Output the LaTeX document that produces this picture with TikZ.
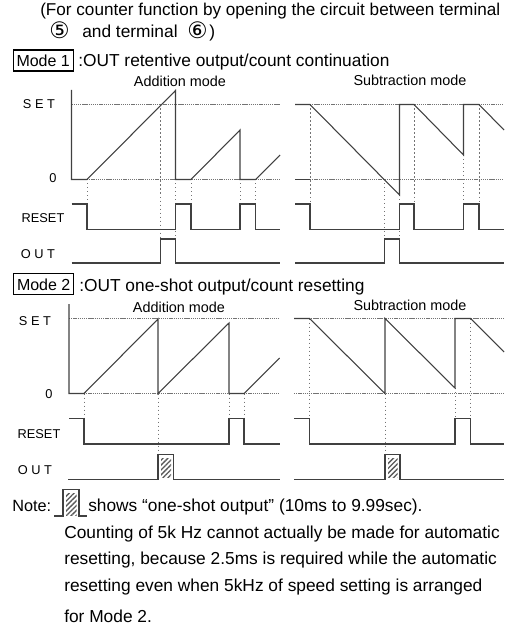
\documentclass[tikz,border=0pt]{standalone}
\usepackage{fontspec}
\setmainfont{Liberation Sans}
\newfontfamily\circfont{DejaVu Sans}
\usetikzlibrary{positioning,patterns.meta}

\begin{document}
\begin{tikzpicture}[
  x=0.75pt, y=-0.75pt,
  txt/.style={anchor=base west, inner sep=0pt, font=\fontsize{13}{15}\selectfont},
  circ/.style={anchor=base west, inner sep=0pt, font=\circfont\fontsize{17}{18}\selectfont},
  title/.style={anchor=base, inner sep=0pt, font=\fontsize{10.8}{12}\selectfont},
  axlabel/.style={anchor=base, inner sep=0pt, font=\fontsize{9.6}{12}\selectfont},
  modebox/.style={anchor=base west, draw=black, line width=1pt, inner xsep=2.5pt, inner ysep=3pt,
    text height=9.75pt, text depth=0pt, font=\fontsize{12}{14}\selectfont},
  wave/.style={draw=black!75, line width=0.8pt, line join=miter},
  guide/.style={draw=black!55, line width=0.6pt, dash pattern=on 0.8pt off 2.2pt},
  level/.style={draw=black!55, line width=0.6pt, dash pattern=on 1pt off 0.6pt},
  hatch/.style={pattern={Lines[angle=45,distance=2.6pt,line width=1pt]}, pattern color=black!65}
]
\useasboundingbox (0,0) rectangle (504,631);

% heading
\node[txt, font=\fontsize{12.85}{15}\selectfont] (head) at (40,16) {(For counter function by opening the circuit between terminal};
\node[circ] (five) at (49,38.5) {⑤};
\node[txt] (hand) at (82,38) {and terminal};
\node[circ] (six) at (187,38.5) {⑥};
\node[txt] (hclose) at (209,38) {)};

% mode 1
\node[modebox] (mone) at (12.5,67) {Mode 1};
\node[txt] (monetxt) at (78,67) {:OUT retentive output/count continuation};
\node[title] (addone) at (180,87) {Addition mode};
\node[title] (subone) at (410,86) {Subtraction mode};
\node[axlabel] (setone) at (39,109) {S E T};
\node[axlabel] (zeroone) at (53,182) {0};
\node[axlabel] (resetone) at (43,222) {RESET};
\node[axlabel] (outone) at (38,258) {O U T};

\draw[level] (71.5,104.5) -- (280,104.5);
\draw[level] (295,104.5) -- (504,104.5);
\draw[level] (87,179.5) -- (280,179.5);
\draw[level] (310,179.5) -- (504,179.5);

\foreach \xa/\ya/\yb in {87/179/204, 160.7/104.5/239, 175.5/179/239, 191/179/204, 240/179/204, 255.5/179/204,
  310/104.5/204, 384.5/179/239, 399.5/195/239, 414/104.5/204, 463.5/155/204, 479/104.5/204}
  \draw[guide] (\xa,\ya) -- (\xa,\yb);

\draw[wave] (71.5,90) -- (71.5,179.5) -- (87,179.5) -- (175.5,90.5) -- (175.5,179.5) -- (191,179.5)
  -- (240,130) -- (240,179.5) -- (255.5,179.5) -- (280,155);
\draw[wave] (295,104.5) -- (310,104.5) -- (399.5,195) -- (399.5,104.5) -- (414,104.5) -- (463.5,155)
  -- (463.5,104.5) -- (479,104.5) -- (504,130);
\draw[wave] (295,179.5) -- (310,179.5);
\draw[wave] (71.5,204) -- (87,204) -- (87,229.5) -- (175.5,229.5) -- (175.5,204) -- (191,204) -- (191,229.5)
  -- (240,229.5) -- (240,204) -- (255.5,204) -- (255.5,229.5) -- (280,229.5);
\draw[wave] (295,204) -- (310,204) -- (310,229.5) -- (399.5,229.5) -- (399.5,204) -- (414,204) -- (414,229.5)
  -- (463.5,229.5) -- (463.5,204) -- (479,204) -- (479,229.5) -- (504,229.5);
\draw[wave] (71.5,263) -- (160.7,263) -- (160.7,239) -- (175.5,239) -- (175.5,263) -- (280,263);
\draw[wave] (295,263) -- (384.5,263) -- (384.5,239) -- (399.5,239) -- (399.5,263) -- (504,263);

% mode 2
\node[modebox] (mtwo) at (13,290.5) {Mode 2};
\node[txt] (mtwotxt) at (79,291) {:OUT one-shot output/count resetting};
\node[title] (addtwo) at (179,312) {Addition mode};
\node[title] (subtwo) at (410,310) {Subtraction mode};
\node[axlabel] (settwo) at (35,325) {S E T};
\node[axlabel] (zerotwo) at (49,398) {0};
\node[axlabel] (resettwo) at (39,438) {RESET};
\node[axlabel] (outtwo) at (35,474) {O U T};

\draw[level] (69,318.5) -- (280,318.5);
\draw[level] (294,318.5) -- (504,318.5);
\draw[level] (84,393.5) -- (280,393.5);
\draw[level] (294,393.5) -- (504,393.5);

\foreach \xa/\ya/\yb in {84/393.5/418.5, 158/393.5/454.5, 229/393.5/418.5, 244/393.5/418.5,
  309.5/318.5/418.5, 385/393.5/454.5, 455/388/418.5, 470.5/318.5/418.5}
  \draw[guide] (\xa,\ya) -- (\xa,\yb);

\draw[wave] (69,304) -- (69,393.5) -- (84,393.5) -- (158,319) -- (158,393.5) -- (229,323) -- (229,393.5)
  -- (244,393.5) -- (279.5,358);
\draw[wave] (294,318.5) -- (309.5,318.5) -- (385,393.5) -- (385,318.5) -- (455,388) -- (455,318.5)
  -- (470.5,318.5) -- (504,352);
\draw[wave] (69,418.5) -- (84,418.5) -- (84,444) -- (229,444) -- (229,418.5) -- (244,418.5) -- (244,444) -- (280,444);
\draw[wave] (294,418.5) -- (309.5,418.5) -- (309.5,444) -- (455,444) -- (455,418.5) -- (470.5,418.5)
  -- (470.5,444) -- (504,444);
\path[hatch] (161,458) rectangle (171,477);
\path[hatch] (388,458) rectangle (397.5,477);
\draw[wave] (68,479.5) -- (158,479.5) -- (158,454.5) -- (173.5,454.5) -- (173.5,479.5) -- (280,479.5);
\draw[wave] (294,479.5) -- (385,479.5) -- (385,454.5) -- (400,454.5) -- (400,479.5) -- (504,479.5);

% note
\node[txt, font=\fontsize{12.2}{14}\selectfont] (note) at (12,511) {Note:};
\path[hatch] (66,493) rectangle (76.5,515);
\draw[wave] (54,516) -- (63,516) -- (63,489.5) -- (79,489.5) -- (79,516) -- (87,516);
\node[txt] (shows) at (88,511) {shows “one-shot output” (10ms to 9.99sec).};
\node[txt] (lineone) at (64,538) {Counting of 5k Hz cannot actually be made for automatic};
\node[txt] (linetwo) at (64,564) {resetting, because 2.5ms is required while the automatic};
\node[txt] (linethree) at (64,591) {resetting even when 5kHz of speed setting is arranged};
\node[txt] (linefour) at (64,622) {for Mode 2.};
\end{tikzpicture}
\end{document}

###

__EXERCISE__
Set down all the data again exactly as above, pictures excluded.

__ANSWER TO THIS TASK__
Output the LaTeX document that produces this picture with TikZ.
\documentclass[tikz,border=0pt]{standalone}
\usepackage{fontspec}
\setmainfont{Liberation Sans}
\newfontfamily\circfont{DejaVu Sans}
\usetikzlibrary{positioning,patterns.meta}

\begin{document}
\begin{tikzpicture}[
  x=0.75pt, y=-0.75pt,
  txt/.style={anchor=base west, inner sep=0pt, font=\fontsize{13}{15}\selectfont},
  circ/.style={anchor=base west, inner sep=0pt, font=\circfont\fontsize{17}{18}\selectfont},
  title/.style={anchor=base, inner sep=0pt, font=\fontsize{10.8}{12}\selectfont},
  axlabel/.style={anchor=base, inner sep=0pt, font=\fontsize{9.6}{12}\selectfont},
  modebox/.style={anchor=base west, draw=black, line width=1pt, inner xsep=2.5pt, inner ysep=3pt,
    text height=9.75pt, text depth=0pt, font=\fontsize{12}{14}\selectfont},
  wave/.style={draw=black!75, line width=0.8pt, line join=miter},
  guide/.style={draw=black!55, line width=0.6pt, dash pattern=on 0.8pt off 2.2pt},
  level/.style={draw=black!55, line width=0.6pt, dash pattern=on 1pt off 0.6pt},
  hatch/.style={pattern={Lines[angle=45,distance=2.6pt,line width=1pt]}, pattern color=black!65}
]
\useasboundingbox (0,0) rectangle (504,631);

% heading
\node[txt, font=\fontsize{12.85}{15}\selectfont] (head) at (40,16) {(For counter function by opening the circuit between terminal};
\node[circ] (five) at (49,38.5) {⑤};
\node[txt] (hand) at (82,38) {and terminal};
\node[circ] (six) at (187,38.5) {⑥};
\node[txt] (hclose) at (209,38) {)};

% mode 1
\node[modebox] (mone) at (12.5,67) {Mode 1};
\node[txt] (monetxt) at (78,67) {:OUT retentive output/count continuation};
\node[title] (addone) at (180,87) {Addition mode};
\node[title] (subone) at (410,86) {Subtraction mode};
\node[axlabel] (setone) at (39,109) {S E T};
\node[axlabel] (zeroone) at (53,182) {0};
\node[axlabel] (resetone) at (43,222) {RESET};
\node[axlabel] (outone) at (38,258) {O U T};

\draw[level] (71.5,104.5) -- (280,104.5);
\draw[level] (295,104.5) -- (504,104.5);
\draw[level] (87,179.5) -- (280,179.5);
\draw[level] (310,179.5) -- (504,179.5);

\foreach \xa/\ya/\yb in {87/179/204, 160.7/104.5/239, 175.5/179/239, 191/179/204, 240/179/204, 255.5/179/204,
  310/104.5/204, 384.5/179/239, 399.5/195/239, 414/104.5/204, 463.5/155/204, 479/104.5/204}
  \draw[guide] (\xa,\ya) -- (\xa,\yb);

\draw[wave] (71.5,90) -- (71.5,179.5) -- (87,179.5) -- (175.5,90.5) -- (175.5,179.5) -- (191,179.5)
  -- (240,130) -- (240,179.5) -- (255.5,179.5) -- (280,155);
\draw[wave] (295,104.5) -- (310,104.5) -- (399.5,195) -- (399.5,104.5) -- (414,104.5) -- (463.5,155)
  -- (463.5,104.5) -- (479,104.5) -- (504,130);
\draw[wave] (295,179.5) -- (310,179.5);
\draw[wave] (71.5,204) -- (87,204) -- (87,229.5) -- (175.5,229.5) -- (175.5,204) -- (191,204) -- (191,229.5)
  -- (240,229.5) -- (240,204) -- (255.5,204) -- (255.5,229.5) -- (280,229.5);
\draw[wave] (295,204) -- (310,204) -- (310,229.5) -- (399.5,229.5) -- (399.5,204) -- (414,204) -- (414,229.5)
  -- (463.5,229.5) -- (463.5,204) -- (479,204) -- (479,229.5) -- (504,229.5);
\draw[wave] (71.5,263) -- (160.7,263) -- (160.7,239) -- (175.5,239) -- (175.5,263) -- (280,263);
\draw[wave] (295,263) -- (384.5,263) -- (384.5,239) -- (399.5,239) -- (399.5,263) -- (504,263);

% mode 2
\node[modebox] (mtwo) at (13,290.5) {Mode 2};
\node[txt] (mtwotxt) at (79,291) {:OUT one-shot output/count resetting};
\node[title] (addtwo) at (179,312) {Addition mode};
\node[title] (subtwo) at (410,310) {Subtraction mode};
\node[axlabel] (settwo) at (35,325) {S E T};
\node[axlabel] (zerotwo) at (49,398) {0};
\node[axlabel] (resettwo) at (39,438) {RESET};
\node[axlabel] (outtwo) at (35,474) {O U T};

\draw[level] (69,318.5) -- (280,318.5);
\draw[level] (294,318.5) -- (504,318.5);
\draw[level] (84,393.5) -- (280,393.5);
\draw[level] (294,393.5) -- (504,393.5);

\foreach \xa/\ya/\yb in {84/393.5/418.5, 158/393.5/454.5, 229/393.5/418.5, 244/393.5/418.5,
  309.5/318.5/418.5, 385/393.5/454.5, 455/388/418.5, 470.5/318.5/418.5}
  \draw[guide] (\xa,\ya) -- (\xa,\yb);

\draw[wave] (69,304) -- (69,393.5) -- (84,393.5) -- (158,319) -- (158,393.5) -- (229,323) -- (229,393.5)
  -- (244,393.5) -- (279.5,358);
\draw[wave] (294,318.5) -- (309.5,318.5) -- (385,393.5) -- (385,318.5) -- (455,388) -- (455,318.5)
  -- (470.5,318.5) -- (504,352);
\draw[wave] (69,418.5) -- (84,418.5) -- (84,444) -- (229,444) -- (229,418.5) -- (244,418.5) -- (244,444) -- (280,444);
\draw[wave] (294,418.5) -- (309.5,418.5) -- (309.5,444) -- (455,444) -- (455,418.5) -- (470.5,418.5)
  -- (470.5,444) -- (504,444);
\path[hatch] (161,458) rectangle (171,477);
\path[hatch] (388,458) rectangle (397.5,477);
\draw[wave] (68,479.5) -- (158,479.5) -- (158,454.5) -- (173.5,454.5) -- (173.5,479.5) -- (280,479.5);
\draw[wave] (294,479.5) -- (385,479.5) -- (385,454.5) -- (400,454.5) -- (400,479.5) -- (504,479.5);

% note
\node[txt, font=\fontsize{12.2}{14}\selectfont] (note) at (12,511) {Note:};
\path[hatch] (66,493) rectangle (76.5,515);
\draw[wave] (54,516) -- (63,516) -- (63,489.5) -- (79,489.5) -- (79,516) -- (87,516);
\node[txt] (shows) at (88,511) {shows “one-shot output” (10ms to 9.99sec).};
\node[txt] (lineone) at (64,538) {Counting of 5k Hz cannot actually be made for automatic};
\node[txt] (linetwo) at (64,564) {resetting, because 2.5ms is required while the automatic};
\node[txt] (linethree) at (64,591) {resetting even when 5kHz of speed setting is arranged};
\node[txt] (linefour) at (64,622) {for Mode 2.};
\end{tikzpicture}
\end{document}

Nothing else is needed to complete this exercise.